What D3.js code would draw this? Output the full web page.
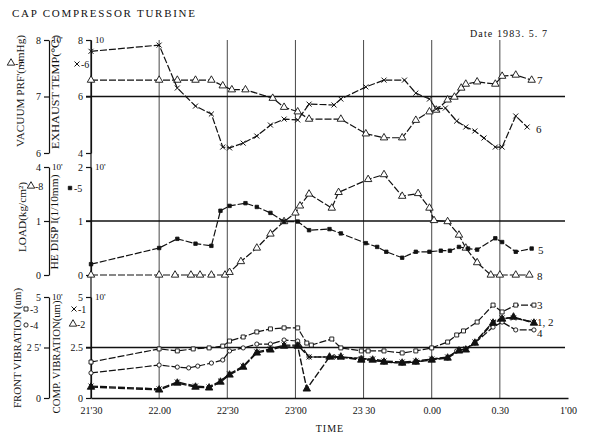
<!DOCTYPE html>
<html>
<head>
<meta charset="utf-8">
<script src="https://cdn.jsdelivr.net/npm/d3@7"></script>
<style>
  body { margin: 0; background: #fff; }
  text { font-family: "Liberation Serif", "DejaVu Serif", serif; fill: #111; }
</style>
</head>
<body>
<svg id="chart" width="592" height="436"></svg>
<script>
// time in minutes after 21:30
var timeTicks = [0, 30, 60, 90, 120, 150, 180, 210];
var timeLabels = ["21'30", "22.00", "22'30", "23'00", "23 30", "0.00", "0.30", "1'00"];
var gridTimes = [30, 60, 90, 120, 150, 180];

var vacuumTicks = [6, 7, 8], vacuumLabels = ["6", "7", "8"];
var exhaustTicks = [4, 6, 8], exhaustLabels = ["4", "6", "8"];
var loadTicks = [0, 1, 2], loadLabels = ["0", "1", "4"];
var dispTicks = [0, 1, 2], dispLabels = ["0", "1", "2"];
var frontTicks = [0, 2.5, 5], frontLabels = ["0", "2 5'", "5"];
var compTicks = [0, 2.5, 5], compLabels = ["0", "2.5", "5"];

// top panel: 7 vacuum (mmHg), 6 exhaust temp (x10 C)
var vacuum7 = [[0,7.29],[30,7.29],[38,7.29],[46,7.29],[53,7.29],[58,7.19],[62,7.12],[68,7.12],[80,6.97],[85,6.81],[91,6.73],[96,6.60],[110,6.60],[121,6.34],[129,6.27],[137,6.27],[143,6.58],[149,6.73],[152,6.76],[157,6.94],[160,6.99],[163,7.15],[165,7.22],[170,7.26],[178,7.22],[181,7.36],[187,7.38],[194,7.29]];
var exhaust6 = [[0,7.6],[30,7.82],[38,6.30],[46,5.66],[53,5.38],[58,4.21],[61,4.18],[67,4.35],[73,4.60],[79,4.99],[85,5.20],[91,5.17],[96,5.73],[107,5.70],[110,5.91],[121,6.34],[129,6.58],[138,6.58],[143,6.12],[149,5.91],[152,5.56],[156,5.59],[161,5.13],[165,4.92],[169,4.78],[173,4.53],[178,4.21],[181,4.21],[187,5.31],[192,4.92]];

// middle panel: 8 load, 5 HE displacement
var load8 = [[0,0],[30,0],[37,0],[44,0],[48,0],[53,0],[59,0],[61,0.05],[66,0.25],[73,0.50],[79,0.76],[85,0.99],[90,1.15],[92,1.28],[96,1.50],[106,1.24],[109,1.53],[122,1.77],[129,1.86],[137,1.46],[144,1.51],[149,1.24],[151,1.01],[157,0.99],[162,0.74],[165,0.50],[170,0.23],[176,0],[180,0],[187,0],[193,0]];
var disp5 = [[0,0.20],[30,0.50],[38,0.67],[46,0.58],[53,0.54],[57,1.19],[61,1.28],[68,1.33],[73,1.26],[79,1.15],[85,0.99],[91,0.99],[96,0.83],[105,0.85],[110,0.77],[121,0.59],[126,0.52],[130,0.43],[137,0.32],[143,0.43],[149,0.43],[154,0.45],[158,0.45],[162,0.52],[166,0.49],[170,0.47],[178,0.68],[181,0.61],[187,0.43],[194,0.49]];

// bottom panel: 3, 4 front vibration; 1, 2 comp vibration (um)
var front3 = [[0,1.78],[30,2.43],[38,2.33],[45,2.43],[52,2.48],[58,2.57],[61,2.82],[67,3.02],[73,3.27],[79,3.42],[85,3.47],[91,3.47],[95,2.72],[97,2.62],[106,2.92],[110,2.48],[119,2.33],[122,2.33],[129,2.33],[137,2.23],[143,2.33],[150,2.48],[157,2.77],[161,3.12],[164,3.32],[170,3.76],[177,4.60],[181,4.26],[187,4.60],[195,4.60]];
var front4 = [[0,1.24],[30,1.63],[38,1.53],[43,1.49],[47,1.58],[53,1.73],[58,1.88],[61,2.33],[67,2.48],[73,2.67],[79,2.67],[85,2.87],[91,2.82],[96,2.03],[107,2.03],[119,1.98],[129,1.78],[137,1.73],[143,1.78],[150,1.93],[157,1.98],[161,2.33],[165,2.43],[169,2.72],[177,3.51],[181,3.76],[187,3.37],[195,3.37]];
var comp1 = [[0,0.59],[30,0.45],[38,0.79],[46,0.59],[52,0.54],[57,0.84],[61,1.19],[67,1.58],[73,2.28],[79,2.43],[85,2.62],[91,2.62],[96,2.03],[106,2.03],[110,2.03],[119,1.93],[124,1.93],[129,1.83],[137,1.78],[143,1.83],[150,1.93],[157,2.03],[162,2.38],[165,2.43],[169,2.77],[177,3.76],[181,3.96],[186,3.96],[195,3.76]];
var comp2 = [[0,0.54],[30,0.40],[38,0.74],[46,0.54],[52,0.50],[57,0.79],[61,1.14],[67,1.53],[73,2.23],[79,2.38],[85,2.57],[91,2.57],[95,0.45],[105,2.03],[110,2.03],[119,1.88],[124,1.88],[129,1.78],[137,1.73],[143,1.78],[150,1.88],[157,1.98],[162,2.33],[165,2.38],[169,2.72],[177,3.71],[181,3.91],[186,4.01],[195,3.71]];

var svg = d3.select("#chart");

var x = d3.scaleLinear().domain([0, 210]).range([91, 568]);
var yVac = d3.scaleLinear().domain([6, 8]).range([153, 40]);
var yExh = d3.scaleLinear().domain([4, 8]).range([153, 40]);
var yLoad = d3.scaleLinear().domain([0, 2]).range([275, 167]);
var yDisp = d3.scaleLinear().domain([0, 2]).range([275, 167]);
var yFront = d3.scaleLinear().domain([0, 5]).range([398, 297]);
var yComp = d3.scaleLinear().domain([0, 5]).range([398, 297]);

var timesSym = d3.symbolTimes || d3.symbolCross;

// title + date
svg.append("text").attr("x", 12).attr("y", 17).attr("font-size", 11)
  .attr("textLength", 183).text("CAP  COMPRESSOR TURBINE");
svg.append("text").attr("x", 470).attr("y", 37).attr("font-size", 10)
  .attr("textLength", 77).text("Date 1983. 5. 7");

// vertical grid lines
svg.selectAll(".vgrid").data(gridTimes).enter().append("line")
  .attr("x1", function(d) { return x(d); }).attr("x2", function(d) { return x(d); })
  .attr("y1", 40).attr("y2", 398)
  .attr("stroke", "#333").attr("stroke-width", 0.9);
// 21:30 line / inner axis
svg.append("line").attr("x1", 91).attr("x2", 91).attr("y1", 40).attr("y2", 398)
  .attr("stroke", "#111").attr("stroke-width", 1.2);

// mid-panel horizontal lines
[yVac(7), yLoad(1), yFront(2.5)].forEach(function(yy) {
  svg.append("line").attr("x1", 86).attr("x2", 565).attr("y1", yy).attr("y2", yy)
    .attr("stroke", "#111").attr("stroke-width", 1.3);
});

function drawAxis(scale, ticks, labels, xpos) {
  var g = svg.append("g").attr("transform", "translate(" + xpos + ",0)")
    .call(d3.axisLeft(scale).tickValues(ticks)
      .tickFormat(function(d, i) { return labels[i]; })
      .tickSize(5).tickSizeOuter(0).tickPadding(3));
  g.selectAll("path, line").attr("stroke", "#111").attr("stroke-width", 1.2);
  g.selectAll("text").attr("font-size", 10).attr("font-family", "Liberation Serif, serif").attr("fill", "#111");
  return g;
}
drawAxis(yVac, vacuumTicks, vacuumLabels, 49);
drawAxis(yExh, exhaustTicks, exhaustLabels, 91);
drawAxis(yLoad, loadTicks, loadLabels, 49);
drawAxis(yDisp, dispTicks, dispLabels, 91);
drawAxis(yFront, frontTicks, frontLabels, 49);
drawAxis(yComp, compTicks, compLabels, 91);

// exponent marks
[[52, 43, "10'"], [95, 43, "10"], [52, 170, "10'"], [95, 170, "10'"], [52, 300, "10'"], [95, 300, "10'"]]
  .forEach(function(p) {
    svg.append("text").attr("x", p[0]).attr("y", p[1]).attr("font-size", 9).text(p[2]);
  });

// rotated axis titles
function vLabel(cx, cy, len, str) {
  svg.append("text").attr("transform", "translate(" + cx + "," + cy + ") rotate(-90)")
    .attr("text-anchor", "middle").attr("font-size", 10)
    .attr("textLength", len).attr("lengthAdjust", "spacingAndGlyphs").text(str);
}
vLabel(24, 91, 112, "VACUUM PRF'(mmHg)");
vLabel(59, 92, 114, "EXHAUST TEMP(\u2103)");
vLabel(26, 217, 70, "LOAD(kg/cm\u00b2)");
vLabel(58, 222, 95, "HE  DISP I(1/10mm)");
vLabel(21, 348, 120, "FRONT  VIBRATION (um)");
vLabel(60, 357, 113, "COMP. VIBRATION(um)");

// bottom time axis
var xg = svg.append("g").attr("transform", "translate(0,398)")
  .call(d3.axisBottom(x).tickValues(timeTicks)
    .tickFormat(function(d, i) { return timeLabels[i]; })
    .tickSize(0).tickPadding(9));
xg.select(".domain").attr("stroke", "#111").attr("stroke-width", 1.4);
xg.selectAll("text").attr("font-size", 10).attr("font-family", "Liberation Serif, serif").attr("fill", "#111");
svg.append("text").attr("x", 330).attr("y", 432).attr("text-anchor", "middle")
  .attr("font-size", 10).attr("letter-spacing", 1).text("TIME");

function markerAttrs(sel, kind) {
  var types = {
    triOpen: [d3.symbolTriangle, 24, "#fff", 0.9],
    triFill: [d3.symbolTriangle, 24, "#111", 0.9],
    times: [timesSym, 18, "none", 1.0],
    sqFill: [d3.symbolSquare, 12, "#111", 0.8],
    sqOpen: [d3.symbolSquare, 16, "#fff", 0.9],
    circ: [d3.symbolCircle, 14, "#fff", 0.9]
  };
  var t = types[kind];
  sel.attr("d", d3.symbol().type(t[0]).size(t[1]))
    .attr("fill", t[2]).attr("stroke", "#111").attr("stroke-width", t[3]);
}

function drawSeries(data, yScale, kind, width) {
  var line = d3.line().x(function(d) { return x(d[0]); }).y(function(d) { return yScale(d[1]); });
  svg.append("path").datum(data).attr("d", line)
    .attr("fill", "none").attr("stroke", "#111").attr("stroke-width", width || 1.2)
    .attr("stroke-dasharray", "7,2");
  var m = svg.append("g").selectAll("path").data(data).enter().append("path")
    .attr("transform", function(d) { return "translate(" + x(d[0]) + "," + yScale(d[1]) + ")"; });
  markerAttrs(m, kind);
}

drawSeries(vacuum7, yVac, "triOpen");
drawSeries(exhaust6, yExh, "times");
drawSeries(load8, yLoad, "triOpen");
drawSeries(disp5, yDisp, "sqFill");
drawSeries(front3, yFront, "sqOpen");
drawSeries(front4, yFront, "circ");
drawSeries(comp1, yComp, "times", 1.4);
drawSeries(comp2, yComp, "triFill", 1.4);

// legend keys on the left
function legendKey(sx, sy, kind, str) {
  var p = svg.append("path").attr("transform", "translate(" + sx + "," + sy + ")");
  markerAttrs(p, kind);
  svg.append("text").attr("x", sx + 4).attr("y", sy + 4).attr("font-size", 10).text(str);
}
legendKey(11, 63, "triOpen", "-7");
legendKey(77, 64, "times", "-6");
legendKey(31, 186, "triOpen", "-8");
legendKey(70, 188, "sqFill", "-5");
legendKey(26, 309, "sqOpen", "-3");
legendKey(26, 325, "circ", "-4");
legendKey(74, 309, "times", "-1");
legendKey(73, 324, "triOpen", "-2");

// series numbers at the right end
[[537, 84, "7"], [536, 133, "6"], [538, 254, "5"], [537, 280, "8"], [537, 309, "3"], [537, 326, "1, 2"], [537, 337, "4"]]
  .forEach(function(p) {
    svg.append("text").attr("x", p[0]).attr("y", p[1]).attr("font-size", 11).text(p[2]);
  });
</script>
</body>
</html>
+---+
**What needs to be done:** Write out nothing but the lines from the start of the data through the line with "var compTicks = [0, 2.5, 5], compLabels". Leave out the pictures.

**Solution to this task:**
What D3.js code would draw this? Output the full web page.
<!DOCTYPE html>
<html>
<head>
<meta charset="utf-8">
<script src="https://cdn.jsdelivr.net/npm/d3@7"></script>
<style>
  body { margin: 0; background: #fff; }
  text { font-family: "Liberation Serif", "DejaVu Serif", serif; fill: #111; }
</style>
</head>
<body>
<svg id="chart" width="592" height="436"></svg>
<script>
// time in minutes after 21:30
var timeTicks = [0, 30, 60, 90, 120, 150, 180, 210];
var timeLabels = ["21'30", "22.00", "22'30", "23'00", "23 30", "0.00", "0.30", "1'00"];
var gridTimes = [30, 60, 90, 120, 150, 180];

var vacuumTicks = [6, 7, 8], vacuumLabels = ["6", "7", "8"];
var exhaustTicks = [4, 6, 8], exhaustLabels = ["4", "6", "8"];
var loadTicks = [0, 1, 2], loadLabels = ["0", "1", "4"];
var dispTicks = [0, 1, 2], dispLabels = ["0", "1", "2"];
var frontTicks = [0, 2.5, 5], frontLabels = ["0", "2 5'", "5"];
var compTicks = [0, 2.5, 5], compLabels = ["0", "2.5", "5"];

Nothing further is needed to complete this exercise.